Ghostly blue orbs aren’t the only haunted happenings employees of the Waikiki have to worry about. Others have reported hearing eerie, whispering voices in empty suites and in darkened hallways. The voices seem to be speaking in Native Hawaiian, leading paranormal enthusiasts to believe the ghosts of the island’s past still linger inside what is now a luxury resort.
Time for a take a hike during your stay? Be sure to check out the equally haunted Manoa Falls Trail.
Employees have also had to deal with ghosts of a more mischievous nature. Bellhops have reported carts of luggage in their care mysteriously going missing, only for them to turn up somewhere odd a few hours later. The missing luggage has been found anywhere from the ballroom to the kitchen to the coffeehouse. Some bags have even turned up in the wrong guests’ rooms, inevitably causing lots of confusion. The problem is so common that experienced bellhops have incorporated keeping up with the poltergeists into employee training, warning new hires to keep luggage carts in their sight at all times.
Guests have also taken notice of this phenomenon, and many of them have made complaints over the years about their luggage and other belongings mysteriously moving.
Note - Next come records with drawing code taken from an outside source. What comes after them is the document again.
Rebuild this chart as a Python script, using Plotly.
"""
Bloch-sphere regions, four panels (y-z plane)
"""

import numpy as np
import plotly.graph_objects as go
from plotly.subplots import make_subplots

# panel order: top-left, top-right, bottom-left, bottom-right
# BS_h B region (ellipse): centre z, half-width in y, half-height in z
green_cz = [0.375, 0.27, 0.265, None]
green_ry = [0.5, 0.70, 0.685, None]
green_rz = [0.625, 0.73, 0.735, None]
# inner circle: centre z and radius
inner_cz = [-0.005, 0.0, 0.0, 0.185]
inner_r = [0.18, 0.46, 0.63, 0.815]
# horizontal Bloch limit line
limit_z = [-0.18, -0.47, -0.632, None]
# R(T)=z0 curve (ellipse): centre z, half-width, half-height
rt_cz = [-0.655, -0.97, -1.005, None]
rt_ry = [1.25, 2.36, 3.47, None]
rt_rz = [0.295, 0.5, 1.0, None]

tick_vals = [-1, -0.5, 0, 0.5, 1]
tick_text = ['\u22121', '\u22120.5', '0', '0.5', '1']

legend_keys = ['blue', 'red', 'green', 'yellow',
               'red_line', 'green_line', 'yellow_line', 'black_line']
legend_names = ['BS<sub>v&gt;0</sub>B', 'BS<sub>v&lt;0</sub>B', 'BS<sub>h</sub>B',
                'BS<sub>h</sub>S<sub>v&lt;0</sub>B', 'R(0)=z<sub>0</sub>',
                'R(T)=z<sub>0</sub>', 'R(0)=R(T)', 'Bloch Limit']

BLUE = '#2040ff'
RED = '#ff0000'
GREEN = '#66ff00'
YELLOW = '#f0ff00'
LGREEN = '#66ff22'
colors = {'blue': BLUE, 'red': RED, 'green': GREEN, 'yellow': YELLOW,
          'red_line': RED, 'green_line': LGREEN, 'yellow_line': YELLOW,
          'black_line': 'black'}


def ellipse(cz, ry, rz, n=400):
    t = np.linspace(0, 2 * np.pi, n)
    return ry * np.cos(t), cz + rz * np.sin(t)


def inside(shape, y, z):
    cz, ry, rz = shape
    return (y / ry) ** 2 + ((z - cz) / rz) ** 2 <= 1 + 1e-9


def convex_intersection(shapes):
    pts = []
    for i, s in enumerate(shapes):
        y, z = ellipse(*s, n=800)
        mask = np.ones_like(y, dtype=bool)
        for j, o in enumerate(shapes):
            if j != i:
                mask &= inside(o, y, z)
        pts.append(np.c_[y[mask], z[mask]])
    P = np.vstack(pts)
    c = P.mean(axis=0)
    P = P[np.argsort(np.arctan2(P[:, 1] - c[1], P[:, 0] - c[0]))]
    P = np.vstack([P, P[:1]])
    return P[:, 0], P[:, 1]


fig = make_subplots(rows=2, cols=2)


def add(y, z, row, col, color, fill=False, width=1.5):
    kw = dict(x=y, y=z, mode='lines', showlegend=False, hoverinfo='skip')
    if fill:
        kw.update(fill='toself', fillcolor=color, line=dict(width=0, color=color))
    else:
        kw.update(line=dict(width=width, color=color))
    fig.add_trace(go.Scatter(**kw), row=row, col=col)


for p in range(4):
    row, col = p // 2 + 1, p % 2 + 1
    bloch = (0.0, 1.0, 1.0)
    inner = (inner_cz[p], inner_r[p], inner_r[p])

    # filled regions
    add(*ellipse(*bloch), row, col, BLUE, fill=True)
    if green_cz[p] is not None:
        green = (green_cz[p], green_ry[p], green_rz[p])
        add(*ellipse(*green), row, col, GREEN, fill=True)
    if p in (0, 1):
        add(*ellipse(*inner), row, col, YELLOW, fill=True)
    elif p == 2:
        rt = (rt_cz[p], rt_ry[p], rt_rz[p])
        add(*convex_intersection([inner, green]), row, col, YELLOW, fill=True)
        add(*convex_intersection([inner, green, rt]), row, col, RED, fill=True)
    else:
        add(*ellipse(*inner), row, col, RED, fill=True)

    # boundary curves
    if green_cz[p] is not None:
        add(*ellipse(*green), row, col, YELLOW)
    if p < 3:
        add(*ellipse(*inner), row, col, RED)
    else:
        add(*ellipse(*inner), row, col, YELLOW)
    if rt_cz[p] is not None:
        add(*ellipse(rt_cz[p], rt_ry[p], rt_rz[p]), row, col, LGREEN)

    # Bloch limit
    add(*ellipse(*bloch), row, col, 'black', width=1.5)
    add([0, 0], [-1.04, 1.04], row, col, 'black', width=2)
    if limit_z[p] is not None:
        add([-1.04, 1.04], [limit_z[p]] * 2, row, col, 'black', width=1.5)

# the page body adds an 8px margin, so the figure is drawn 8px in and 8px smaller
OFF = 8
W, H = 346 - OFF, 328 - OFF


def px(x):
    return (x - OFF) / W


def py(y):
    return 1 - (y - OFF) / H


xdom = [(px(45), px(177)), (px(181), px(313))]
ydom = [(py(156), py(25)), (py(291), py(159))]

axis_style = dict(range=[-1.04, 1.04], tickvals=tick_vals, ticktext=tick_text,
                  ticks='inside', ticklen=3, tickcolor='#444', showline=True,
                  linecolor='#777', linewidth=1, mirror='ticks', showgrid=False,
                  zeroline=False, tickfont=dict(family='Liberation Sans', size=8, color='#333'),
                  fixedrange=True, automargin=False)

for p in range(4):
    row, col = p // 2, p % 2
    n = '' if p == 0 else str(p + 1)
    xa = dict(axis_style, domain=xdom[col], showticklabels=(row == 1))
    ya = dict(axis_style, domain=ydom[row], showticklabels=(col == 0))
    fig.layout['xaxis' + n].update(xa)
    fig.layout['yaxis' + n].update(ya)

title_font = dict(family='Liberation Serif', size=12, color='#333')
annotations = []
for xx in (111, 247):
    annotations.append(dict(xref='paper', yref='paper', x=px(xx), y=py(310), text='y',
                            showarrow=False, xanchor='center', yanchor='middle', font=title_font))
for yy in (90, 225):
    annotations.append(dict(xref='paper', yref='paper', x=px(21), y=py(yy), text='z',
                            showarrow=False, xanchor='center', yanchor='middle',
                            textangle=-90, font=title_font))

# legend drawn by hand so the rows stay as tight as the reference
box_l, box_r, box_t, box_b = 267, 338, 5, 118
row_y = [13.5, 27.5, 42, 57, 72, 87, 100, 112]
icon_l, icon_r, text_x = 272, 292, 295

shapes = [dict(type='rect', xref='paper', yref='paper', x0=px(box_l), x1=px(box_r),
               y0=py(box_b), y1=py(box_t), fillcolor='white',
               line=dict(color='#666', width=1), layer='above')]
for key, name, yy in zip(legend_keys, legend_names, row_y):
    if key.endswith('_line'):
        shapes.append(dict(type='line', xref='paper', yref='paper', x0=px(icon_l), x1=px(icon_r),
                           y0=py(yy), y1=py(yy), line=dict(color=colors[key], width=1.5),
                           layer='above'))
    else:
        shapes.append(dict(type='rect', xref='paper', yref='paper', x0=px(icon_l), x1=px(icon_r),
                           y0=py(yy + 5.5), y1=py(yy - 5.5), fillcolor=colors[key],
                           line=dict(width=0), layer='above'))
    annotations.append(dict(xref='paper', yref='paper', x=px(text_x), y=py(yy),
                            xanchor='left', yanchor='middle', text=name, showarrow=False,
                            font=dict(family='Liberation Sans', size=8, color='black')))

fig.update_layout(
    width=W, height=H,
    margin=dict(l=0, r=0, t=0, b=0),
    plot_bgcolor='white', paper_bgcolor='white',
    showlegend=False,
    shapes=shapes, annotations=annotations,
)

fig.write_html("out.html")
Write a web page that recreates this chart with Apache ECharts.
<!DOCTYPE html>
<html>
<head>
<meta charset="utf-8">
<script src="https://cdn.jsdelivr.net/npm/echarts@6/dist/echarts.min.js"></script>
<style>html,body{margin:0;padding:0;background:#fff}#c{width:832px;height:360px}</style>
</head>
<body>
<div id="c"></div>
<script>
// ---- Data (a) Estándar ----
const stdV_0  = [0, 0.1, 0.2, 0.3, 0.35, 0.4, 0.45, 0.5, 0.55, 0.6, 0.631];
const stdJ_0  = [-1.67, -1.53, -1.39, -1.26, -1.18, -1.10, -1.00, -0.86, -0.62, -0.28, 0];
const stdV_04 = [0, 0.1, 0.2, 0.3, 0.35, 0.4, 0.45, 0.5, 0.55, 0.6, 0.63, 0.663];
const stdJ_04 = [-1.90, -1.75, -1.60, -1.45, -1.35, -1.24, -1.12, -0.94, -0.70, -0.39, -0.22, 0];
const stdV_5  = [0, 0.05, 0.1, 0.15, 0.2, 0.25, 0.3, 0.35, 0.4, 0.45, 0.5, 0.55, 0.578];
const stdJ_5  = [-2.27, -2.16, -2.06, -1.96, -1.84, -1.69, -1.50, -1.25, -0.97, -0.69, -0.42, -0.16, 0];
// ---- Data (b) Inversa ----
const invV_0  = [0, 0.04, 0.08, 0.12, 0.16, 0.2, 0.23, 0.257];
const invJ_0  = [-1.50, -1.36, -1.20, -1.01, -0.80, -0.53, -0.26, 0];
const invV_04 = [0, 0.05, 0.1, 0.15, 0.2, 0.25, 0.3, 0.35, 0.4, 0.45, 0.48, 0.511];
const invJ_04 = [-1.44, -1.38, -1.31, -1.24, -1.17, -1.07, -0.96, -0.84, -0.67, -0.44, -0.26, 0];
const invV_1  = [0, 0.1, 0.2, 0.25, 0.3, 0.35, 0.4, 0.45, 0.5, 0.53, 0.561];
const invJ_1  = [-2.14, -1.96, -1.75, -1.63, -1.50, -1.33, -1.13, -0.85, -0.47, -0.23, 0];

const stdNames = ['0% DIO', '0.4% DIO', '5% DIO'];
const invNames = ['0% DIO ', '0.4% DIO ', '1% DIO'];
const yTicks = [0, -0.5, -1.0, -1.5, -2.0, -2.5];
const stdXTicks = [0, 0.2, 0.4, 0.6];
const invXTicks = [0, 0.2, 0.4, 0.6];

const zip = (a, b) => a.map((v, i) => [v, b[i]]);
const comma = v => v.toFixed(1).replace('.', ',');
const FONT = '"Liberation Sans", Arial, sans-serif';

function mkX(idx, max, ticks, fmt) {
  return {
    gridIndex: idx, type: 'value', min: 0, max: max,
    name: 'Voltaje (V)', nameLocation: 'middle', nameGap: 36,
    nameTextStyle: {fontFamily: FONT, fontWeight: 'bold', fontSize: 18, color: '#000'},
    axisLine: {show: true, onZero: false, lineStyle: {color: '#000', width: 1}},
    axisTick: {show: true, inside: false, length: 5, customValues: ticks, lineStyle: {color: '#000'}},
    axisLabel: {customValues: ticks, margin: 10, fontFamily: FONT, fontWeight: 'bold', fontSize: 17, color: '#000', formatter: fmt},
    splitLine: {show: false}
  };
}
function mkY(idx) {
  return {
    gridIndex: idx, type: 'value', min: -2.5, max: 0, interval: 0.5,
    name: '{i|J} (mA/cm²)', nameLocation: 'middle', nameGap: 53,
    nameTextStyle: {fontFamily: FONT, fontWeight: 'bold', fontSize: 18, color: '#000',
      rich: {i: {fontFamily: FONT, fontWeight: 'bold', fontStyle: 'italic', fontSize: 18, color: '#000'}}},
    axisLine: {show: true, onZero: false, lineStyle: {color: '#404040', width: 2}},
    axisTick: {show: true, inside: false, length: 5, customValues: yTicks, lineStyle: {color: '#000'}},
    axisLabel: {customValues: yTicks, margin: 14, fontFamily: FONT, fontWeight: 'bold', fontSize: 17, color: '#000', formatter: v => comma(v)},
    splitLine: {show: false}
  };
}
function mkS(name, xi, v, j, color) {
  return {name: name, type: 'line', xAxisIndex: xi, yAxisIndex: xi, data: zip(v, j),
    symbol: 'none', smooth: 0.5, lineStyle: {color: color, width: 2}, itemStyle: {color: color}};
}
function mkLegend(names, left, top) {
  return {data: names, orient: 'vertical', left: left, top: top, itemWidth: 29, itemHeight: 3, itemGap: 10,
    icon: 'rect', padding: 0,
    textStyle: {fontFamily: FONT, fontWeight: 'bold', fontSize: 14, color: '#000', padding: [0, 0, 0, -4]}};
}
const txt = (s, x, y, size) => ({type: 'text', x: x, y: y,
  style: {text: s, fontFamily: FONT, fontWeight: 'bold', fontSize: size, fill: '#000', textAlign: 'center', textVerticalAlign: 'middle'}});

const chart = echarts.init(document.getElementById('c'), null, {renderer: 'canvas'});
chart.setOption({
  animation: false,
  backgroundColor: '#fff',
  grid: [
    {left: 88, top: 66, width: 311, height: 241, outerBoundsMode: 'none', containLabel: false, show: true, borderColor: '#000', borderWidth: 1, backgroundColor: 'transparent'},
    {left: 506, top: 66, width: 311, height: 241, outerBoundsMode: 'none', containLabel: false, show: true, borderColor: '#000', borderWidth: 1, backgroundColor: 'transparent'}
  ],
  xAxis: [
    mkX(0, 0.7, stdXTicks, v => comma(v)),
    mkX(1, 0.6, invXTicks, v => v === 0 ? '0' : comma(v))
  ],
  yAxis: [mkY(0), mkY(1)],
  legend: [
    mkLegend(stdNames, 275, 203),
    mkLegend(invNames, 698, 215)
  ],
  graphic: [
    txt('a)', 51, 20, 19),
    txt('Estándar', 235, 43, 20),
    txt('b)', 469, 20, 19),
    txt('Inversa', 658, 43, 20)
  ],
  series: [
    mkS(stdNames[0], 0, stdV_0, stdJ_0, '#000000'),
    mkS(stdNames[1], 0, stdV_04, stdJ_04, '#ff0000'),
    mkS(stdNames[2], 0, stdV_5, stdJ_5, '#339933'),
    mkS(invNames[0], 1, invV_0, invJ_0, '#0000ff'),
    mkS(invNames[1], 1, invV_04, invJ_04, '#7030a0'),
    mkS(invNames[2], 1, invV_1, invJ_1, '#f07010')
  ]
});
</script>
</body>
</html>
Items have even gone missing inside guests’ rooms, only to turn up later in places they swore they never left them.
Despite the fact that there are no recorded deaths at the Waikiki, the paranormally inclined believe that spirits of long-dead tourists just can’t stay away. And with such stunning oceanside views, who can blame them? The ghosts of deceased tourists have even been spotted lounging by the pool after hours, including the phantom of a large man wearing a tacky red and white Hawaiian shirt.
Other guests and employees believe the Waikiki Prince himself makes an occasional visit to the hotel bearing his name. Some guests have reported spotting the figure of a sophisticated, mustachioed Hawaiian man standing in the lobby of the hotel. The man is usually described as wearing an expensive, tailored suit and hat. Upon further inspection, the man’s clothing appears old-fashioned, like something from the 1920s. But before visitors can get a good look at the man, he disappears into the ever-shifting crowd of employees and guests.
The Prince has also been spotted in one of the hotel’s many elevators. Several guests have reported taking a ride with a posh and very polite Hawaiian man with a large mustache. These guests describe the man as well-spoken, sophisticated, and intelligent. Yet none of them ever witnessed the man actually exiting the elevator.
In fact, one guest reports getting out of the elevator on the top floor, expecting the Hawaiian man to exit with her. But when she turned around to say goodbye before heading off to her room, the man had vanished. Puzzled, the woman ventured down to the hotel’s lobby later that afternoon, wondering if she should ask the concierge about the mysterious man she had encountered. But before she could do so, she caught sight of an old black-and-white portrait in a gold frame. She leaned in to get a closer look, only to find the same man she had just ridden the elevator with looking back at her. A plaque beneath the portrait read: Prince Jonah Kūhiō Kalanianaʻole, March 26th, 1871 to January 7th, 1922.
The swanky Waikiki Prince Hotel offers not just fine dining and beautiful views, but a living memory of Hawaii’s rich history. From the eloquent historical figure bearing the hotel’s name to the stunning tribute hanging from its ceiling, the Waikiki is ripe with remembrance. And more than a few of these memories have decided to stick around, including but not limited to incandescent orbs and long-dead tourists. So if you plan on booking a trip to Honolulu, consider staying at the Waikiki Prince Hotel; just don’t be mad if your luggage mysteriously goes missing!